TSV Großhadern
- Full name: Turn- und Sportverein München-Großhadern von 1926 e.V.
- Founded: 1926
- Ground: Heiglhofstraße
- Capacity: 1,000
- Manager: Herbert Scherer
- League: Kreisliga München (VIII)
- 2015–16: Bezirksliga Oberbayern-Süd (VII), 13th (relegated)
| Home colours | Away colours |

= TSV Großhadern =

Association football club

TSV Großhadern is a German sports club from the city of Munich, Bavaria. The club has a membership of over 3,000 and in addition to its football side it has departments for Aikido, climbing, fitness, gymnastics, handball, Judo, tennis, and volleyball.

==History==
The club was established in 1926 as the gymnastics club Turnverein Großhadern. On 1 January 1934 the club grew with the addition of the former membership of Fußball Club 1932 Hadern, which led to the creation of a football department within TV. In 1948, the club was renamed Turn- und Sportverein Großhadern.

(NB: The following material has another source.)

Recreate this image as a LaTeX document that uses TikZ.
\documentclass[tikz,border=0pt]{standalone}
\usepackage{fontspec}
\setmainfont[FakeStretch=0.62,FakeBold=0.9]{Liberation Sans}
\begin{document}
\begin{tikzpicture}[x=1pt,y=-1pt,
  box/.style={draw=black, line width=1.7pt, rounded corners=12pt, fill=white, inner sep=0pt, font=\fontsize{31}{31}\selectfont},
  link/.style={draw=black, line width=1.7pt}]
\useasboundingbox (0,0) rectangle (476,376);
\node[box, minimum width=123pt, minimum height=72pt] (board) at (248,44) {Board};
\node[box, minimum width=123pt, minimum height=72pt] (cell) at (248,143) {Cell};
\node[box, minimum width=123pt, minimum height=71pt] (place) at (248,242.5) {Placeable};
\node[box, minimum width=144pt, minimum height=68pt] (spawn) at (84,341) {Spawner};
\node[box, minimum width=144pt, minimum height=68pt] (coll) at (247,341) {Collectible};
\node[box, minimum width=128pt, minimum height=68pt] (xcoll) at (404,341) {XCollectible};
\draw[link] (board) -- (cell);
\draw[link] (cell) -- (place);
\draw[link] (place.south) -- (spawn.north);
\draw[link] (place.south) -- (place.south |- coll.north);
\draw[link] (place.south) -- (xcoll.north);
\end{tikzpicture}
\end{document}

Following a Landesliga title, TSV played a single season in the Amateuroberliga Bayern (III) in 1986–87 and was relegated after finishing 17th. Between 2007 and 2010, the team played as a lower table side in the Landesliga Bayern-Süd (VI). In 2011–12 they competed in the Bezirksliga Oberbayern-Süd (VII) but were relegated once more, now to the Kreisliga, after finishing 13th.

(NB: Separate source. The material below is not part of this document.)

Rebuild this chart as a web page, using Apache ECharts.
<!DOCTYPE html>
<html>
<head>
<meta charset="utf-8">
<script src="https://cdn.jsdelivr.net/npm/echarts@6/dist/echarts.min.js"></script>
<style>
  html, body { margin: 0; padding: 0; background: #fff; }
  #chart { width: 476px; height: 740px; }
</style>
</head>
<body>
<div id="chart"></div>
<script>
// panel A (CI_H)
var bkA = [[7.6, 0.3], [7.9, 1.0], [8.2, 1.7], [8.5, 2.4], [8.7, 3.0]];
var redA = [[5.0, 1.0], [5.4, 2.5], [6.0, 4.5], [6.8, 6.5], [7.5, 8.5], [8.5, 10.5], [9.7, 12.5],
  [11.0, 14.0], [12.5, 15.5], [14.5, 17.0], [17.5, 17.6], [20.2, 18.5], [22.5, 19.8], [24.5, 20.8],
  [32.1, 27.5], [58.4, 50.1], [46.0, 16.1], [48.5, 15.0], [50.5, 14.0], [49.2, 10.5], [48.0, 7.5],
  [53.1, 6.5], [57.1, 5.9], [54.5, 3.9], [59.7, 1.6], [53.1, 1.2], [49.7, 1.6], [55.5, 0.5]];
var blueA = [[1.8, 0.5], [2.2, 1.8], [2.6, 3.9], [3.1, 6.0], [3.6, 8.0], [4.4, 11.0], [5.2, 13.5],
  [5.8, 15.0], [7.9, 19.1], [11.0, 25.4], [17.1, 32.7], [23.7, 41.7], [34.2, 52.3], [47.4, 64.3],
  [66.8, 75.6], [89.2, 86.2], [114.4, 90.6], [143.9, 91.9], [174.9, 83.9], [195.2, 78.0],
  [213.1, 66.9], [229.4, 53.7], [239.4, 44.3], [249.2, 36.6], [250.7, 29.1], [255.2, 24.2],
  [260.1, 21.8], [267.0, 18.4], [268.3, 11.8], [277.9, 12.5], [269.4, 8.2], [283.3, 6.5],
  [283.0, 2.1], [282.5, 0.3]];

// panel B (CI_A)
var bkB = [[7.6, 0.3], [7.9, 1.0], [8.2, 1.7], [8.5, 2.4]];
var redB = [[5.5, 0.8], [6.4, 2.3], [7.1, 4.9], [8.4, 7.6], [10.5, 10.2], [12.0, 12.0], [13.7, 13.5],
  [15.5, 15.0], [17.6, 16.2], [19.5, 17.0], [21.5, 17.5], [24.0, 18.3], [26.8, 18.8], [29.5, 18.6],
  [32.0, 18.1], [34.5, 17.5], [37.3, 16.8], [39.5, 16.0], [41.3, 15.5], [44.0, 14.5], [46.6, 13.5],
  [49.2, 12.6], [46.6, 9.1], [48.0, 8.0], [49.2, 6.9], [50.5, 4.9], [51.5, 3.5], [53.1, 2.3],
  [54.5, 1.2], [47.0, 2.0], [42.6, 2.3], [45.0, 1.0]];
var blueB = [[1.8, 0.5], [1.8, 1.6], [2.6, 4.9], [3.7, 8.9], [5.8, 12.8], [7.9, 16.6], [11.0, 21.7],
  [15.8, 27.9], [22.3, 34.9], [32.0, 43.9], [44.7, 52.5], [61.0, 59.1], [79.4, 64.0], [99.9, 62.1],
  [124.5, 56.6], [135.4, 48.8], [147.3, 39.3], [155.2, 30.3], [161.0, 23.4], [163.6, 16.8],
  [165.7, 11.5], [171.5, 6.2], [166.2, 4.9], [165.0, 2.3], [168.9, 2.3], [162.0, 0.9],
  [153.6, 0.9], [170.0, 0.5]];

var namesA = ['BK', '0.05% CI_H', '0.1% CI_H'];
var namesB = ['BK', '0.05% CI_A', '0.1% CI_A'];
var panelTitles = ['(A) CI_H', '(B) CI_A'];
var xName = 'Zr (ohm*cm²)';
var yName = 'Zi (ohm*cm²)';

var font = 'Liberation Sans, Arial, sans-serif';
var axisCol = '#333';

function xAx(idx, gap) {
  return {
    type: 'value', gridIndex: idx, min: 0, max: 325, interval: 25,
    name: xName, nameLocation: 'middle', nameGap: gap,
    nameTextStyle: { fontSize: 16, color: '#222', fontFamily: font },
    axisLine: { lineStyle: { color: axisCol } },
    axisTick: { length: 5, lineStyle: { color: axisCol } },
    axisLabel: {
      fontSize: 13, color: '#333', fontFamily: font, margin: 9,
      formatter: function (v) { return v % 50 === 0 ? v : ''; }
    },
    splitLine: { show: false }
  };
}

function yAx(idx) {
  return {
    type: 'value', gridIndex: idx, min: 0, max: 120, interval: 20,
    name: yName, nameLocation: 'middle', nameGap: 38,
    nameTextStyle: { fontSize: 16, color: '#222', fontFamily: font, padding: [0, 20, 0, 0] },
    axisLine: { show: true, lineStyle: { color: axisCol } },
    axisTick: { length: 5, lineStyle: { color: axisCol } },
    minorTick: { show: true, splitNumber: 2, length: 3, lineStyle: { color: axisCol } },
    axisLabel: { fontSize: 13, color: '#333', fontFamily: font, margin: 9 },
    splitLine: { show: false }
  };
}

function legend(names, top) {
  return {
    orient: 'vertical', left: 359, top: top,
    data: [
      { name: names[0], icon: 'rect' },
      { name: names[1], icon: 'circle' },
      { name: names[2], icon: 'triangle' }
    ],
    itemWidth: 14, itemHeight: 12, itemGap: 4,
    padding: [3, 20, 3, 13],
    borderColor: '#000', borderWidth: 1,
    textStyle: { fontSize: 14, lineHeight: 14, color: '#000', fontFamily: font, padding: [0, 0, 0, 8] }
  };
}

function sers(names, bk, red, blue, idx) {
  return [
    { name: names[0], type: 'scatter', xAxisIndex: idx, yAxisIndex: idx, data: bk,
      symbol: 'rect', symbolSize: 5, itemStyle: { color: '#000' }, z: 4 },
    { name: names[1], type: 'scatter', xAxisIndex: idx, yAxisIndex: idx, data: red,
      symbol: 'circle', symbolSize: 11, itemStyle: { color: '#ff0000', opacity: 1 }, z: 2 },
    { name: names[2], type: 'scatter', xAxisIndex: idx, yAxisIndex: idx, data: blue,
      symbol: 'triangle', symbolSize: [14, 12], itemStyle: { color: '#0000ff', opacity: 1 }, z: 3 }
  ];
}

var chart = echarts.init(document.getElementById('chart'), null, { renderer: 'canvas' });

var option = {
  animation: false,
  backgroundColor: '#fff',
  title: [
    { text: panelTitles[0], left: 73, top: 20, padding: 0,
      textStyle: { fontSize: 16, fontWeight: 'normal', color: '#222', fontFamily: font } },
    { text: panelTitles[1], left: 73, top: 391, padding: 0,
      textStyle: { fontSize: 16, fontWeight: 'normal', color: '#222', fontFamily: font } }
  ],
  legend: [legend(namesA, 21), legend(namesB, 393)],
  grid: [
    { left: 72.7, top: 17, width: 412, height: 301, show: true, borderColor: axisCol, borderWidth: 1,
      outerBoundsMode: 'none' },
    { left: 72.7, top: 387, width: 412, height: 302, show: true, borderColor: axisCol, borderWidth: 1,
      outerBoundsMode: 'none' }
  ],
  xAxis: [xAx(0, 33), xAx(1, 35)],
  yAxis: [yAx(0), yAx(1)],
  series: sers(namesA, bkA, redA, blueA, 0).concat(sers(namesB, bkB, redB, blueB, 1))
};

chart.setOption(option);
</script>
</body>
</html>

Großhadern spend only one season at Kreisliga level before a league championship earned the club promotion back to the Bezirksliga. After three Bezirksliga seasons as a lower table side the club was relegated back to the Kreisliga in 2016.

==Honours==
The club's honours:
- Landesliga Bayern-Süd
  - Champions: 1986
- Bezirksoberliga Oberbayern
  - Champions: 1994, 2005
- Bezirksliga Oberbayern-Süd
  - Champions: 2004
- Kreisliga München 2
  - Champions: 2013

==Recent seasons==
The recent season-by-season performance of the club:

| Season | Division | Tier | Position |
| 1999–2000 | Bezirksoberliga Oberbayern | VI | 8th |
| 2000–01 | Bezirksoberliga Oberbayern | 5th |
| 2001–02 | Bezirksoberliga Oberbayern | 14th ↓ |
| 2002–03 | Bezirksliga Oberbayern-Süd | VII |  |
| 2003–04 | Bezirksliga Oberbayern-Süd | 1st ↑ |
| 2004–05 | Bezirksoberliga Oberbayern | VI | 1st ↑ |
| 2005–06 | Landesliga Bayern-Süd | V | 10th |
| 2006–07 | Landesliga Bayern-Süd | 7th |
| 2007–08 | Landesliga Bayern-Süd | 11th |
| 2008–09 | Landesliga Bayern-Süd | VI | 15th |
| 2009–10 | Landesliga Bayern-Süd | 18th ↓ |
| 2010–11 | Bezirksoberliga Oberbayern | VII | 15th ↓ |
| 2011–12 | Bezirksliga Oberbayern-Süd | VIII | 13th ↓ |
| 2012–13 | Kreisliga München 2 | 1st ↑ |
| 2013–14 | Bezirksliga Oberbayern-Süd | VII | 10th |
| 2014–15 | Bezirksliga Oberbayern-Süd | 13th |
| 2015–16 | Bezirksliga Oberbayern-Süd | 13th ↓ |
| 2016–17 | Kreisliga München | VIII |  |

- With the introduction of the Bezirksoberligas in 1988 as the new fifth tier, below the Landesligas, all leagues below dropped one tier. With the introduction of the Regionalligas in 1994 and the 3. Liga in 2008 as the new third tier, below the 2. Bundesliga, all leagues below dropped one tier. With the establishment of the Regionalliga Bayern as the new fourth tier in Bavaria in 2012 the Bayernliga was split into a northern and a southern division, the number of Landesligas expanded from three to five and the Bezirksoberligas abolished. All leagues from the Bezirksligas onwards were elevated one tier.